In one odd way this was true… because those comic books turned out to be worth something. For instance, I once purchased a slightly used X-Men #1 (cover date: Sept. 1963) from the Midget Book Store for a nickel (cover price was 12¢). According to a recent Internet check, that magazine would be worth $44,000 (near-mint) these days. Can’t beat an investment that appreciates 88 million per cent in not quite fifty years.
But of course my X-Men #1 was nowhere near near-mint condition, even when I bought it from Midget. The first time we heard of anyone sealing their comic book collections in special plastic envelopes, and never reading them — well, that seemed sick. This smacked of decadence (although we didn’t know the word then). We collected comic books too, but we also spilled Pepsi on them, slept with them, letting our flashlights run down under the covers.
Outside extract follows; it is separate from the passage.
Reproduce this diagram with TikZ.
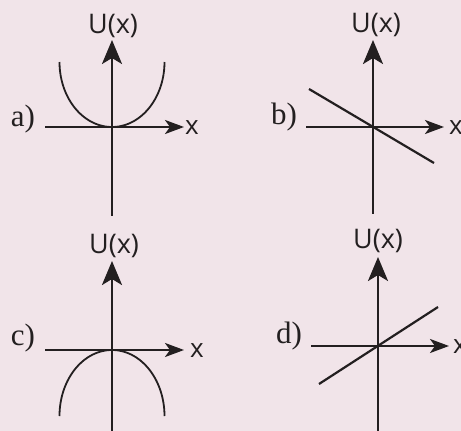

We argued about them: as far as I was concerned, Captain America was nothing more than a cold fish wrapped in a flag, but he was Jerry’s hero.
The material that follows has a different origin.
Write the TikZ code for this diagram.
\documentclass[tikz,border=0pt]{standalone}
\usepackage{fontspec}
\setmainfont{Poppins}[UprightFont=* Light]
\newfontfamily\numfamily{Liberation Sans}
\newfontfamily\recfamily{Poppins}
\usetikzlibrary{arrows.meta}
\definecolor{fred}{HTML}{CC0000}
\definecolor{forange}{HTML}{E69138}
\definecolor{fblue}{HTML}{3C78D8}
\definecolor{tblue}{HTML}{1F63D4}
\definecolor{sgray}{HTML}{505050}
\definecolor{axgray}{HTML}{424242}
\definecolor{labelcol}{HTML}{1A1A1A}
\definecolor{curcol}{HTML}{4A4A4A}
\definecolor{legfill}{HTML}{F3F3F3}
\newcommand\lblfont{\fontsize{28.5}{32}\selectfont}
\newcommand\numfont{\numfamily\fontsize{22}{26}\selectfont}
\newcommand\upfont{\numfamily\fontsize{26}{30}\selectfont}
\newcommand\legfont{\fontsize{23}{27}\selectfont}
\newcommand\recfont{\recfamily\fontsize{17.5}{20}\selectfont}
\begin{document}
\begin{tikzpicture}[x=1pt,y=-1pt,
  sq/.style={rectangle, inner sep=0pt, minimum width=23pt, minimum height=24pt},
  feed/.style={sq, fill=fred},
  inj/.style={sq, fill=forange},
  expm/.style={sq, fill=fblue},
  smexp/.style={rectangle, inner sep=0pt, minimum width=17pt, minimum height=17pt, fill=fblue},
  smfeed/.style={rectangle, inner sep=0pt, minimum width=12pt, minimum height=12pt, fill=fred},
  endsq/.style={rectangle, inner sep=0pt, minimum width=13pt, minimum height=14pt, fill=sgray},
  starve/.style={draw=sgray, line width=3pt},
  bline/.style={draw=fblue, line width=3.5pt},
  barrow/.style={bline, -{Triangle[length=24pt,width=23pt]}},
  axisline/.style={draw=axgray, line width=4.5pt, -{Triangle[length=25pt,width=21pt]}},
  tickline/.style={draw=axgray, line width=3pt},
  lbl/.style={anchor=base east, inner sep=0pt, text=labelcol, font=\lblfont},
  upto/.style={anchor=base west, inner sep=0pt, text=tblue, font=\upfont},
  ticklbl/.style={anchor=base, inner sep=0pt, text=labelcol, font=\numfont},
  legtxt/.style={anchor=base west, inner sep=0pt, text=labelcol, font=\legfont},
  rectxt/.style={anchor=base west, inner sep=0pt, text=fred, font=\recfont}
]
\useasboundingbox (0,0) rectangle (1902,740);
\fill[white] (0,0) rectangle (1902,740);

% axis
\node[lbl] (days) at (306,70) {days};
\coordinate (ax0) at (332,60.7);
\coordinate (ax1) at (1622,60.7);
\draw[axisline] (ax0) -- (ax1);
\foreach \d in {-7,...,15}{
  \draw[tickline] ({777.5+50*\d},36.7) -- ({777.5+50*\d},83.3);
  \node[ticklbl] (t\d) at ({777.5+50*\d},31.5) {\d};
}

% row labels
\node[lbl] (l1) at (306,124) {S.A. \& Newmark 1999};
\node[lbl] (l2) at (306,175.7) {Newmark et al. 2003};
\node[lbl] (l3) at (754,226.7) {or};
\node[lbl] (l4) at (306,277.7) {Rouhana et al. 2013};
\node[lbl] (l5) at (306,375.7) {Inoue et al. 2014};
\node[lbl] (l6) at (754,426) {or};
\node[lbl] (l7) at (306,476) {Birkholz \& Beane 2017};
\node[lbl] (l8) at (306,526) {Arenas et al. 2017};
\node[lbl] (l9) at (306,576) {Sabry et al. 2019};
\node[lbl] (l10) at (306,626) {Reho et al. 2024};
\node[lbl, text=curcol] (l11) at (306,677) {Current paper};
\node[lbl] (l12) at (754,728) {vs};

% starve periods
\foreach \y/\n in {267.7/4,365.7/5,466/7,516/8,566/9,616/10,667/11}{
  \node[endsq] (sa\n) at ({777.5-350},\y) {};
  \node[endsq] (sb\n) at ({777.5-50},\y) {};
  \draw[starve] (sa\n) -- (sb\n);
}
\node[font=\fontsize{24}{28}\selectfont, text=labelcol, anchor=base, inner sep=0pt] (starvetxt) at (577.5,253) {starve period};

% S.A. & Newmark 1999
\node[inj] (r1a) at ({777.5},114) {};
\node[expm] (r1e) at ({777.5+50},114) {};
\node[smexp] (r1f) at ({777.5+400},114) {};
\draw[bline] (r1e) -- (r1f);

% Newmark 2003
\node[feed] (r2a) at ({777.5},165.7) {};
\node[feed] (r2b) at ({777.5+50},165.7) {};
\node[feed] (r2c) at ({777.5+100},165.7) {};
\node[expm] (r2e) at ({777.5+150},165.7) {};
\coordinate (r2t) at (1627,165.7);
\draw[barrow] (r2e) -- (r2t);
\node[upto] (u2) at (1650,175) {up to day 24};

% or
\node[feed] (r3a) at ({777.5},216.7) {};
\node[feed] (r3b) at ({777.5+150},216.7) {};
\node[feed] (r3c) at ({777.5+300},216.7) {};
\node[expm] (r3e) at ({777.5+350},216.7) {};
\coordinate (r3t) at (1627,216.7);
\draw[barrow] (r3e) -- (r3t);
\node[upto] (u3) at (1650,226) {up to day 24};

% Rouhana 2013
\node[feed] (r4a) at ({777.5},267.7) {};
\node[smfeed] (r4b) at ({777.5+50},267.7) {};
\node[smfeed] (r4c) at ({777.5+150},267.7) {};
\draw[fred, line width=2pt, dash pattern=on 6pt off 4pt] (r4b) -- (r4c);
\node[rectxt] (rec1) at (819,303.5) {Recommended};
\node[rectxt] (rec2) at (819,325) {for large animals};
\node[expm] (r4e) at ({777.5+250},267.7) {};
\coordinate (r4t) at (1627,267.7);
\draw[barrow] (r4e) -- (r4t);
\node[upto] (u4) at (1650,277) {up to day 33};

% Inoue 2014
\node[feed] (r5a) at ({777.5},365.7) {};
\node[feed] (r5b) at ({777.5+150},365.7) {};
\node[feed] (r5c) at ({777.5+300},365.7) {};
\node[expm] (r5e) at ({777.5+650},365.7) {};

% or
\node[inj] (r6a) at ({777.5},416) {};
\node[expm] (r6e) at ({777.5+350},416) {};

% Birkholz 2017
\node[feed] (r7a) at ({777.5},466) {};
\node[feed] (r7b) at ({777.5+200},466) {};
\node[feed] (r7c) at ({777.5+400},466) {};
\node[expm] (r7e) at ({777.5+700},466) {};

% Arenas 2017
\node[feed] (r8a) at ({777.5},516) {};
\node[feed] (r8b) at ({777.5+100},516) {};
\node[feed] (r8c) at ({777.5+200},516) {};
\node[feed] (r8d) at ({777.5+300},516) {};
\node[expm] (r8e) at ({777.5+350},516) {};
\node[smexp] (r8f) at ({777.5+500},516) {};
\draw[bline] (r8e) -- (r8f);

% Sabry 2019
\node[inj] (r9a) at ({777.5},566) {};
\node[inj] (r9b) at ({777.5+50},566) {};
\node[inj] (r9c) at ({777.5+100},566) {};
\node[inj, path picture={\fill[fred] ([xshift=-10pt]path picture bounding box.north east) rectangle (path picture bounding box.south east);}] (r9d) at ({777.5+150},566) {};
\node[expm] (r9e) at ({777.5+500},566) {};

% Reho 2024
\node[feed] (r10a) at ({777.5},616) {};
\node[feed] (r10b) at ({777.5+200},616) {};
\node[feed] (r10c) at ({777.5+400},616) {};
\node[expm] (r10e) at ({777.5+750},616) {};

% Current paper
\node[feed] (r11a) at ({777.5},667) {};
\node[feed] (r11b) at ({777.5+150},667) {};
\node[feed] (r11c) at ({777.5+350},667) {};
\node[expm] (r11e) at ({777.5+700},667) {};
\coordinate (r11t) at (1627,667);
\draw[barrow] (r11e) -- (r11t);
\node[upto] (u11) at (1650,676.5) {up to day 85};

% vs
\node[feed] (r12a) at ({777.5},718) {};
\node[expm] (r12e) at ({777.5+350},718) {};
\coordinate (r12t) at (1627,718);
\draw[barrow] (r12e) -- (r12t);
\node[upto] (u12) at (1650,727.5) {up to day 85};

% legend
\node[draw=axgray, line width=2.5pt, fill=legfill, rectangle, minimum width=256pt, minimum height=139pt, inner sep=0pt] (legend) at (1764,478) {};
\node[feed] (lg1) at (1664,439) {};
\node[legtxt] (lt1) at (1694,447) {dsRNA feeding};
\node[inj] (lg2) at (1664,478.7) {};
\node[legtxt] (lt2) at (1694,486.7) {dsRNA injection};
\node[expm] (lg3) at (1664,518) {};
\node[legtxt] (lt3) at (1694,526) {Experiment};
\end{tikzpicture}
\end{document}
We traded comics so aggressively with each other we sometimes reached the point of reciprocal thefts. And we read them over and over, and we copied the art, and we made up heroes and powers and plotlines of our own. In my house, the comic book collection was in a great moldering cardboard box in the closet, a colorful, fantastic, compost heap. My mother eventually threw everything out – including X-Men #1 – years later while we were off doing God knows what else.
But by then, Rick, Jerry and I had drifted, away from comic books and each other. Our last hurrah together was likely the Night of the Lime-Flavored Vodka, New Year’s Eve, 1969, and Marvel was not the prime topic of the occasion. Jerry eventually moved to Arizona and that was the last I heard of him. Rick converted to Mormonism, joined the Army, and became a colonel in the Chaplain Corps. And I went through plenty of weather of my own.
And of course comic books themselves changed. Dipping into them now, one might conclude that the entire genre had jumped a very dark shark indeed.
James Rocchi has written that in Watchmen “the violence and sex are self-contained cultural critique[s] of the flaws and failings of comic books.”
Say what, Jim? The flaws and failings of… comic books? Really? What were comic books supposed to be, what ideals had they fallen short of that they needed to be excoriated by any sort of “cultural critique,” self-contained or not? You might just as well plan a grand exposé of rock and roll, then. You might as well deconstruct a daydream.
Musing over Spider-Man’s origin, Stan Lee once remarked we were lucky our hero hadn’t received his radioactive bite from some other creature more likely to be hanging around a lab than a spider. Can you imagine, he continued, marveling over the adventures of the “Amazing Hamster-Lad” or the “Utterly Astonishing Guinea Pig Boy?”
You see, Stan knew.
And Rick, Jerry and I knew what we were up to, back then. We were reading comic books, that was all, but they were very good ones indeed, and just what we needed, at the dawn of the Marvel Age.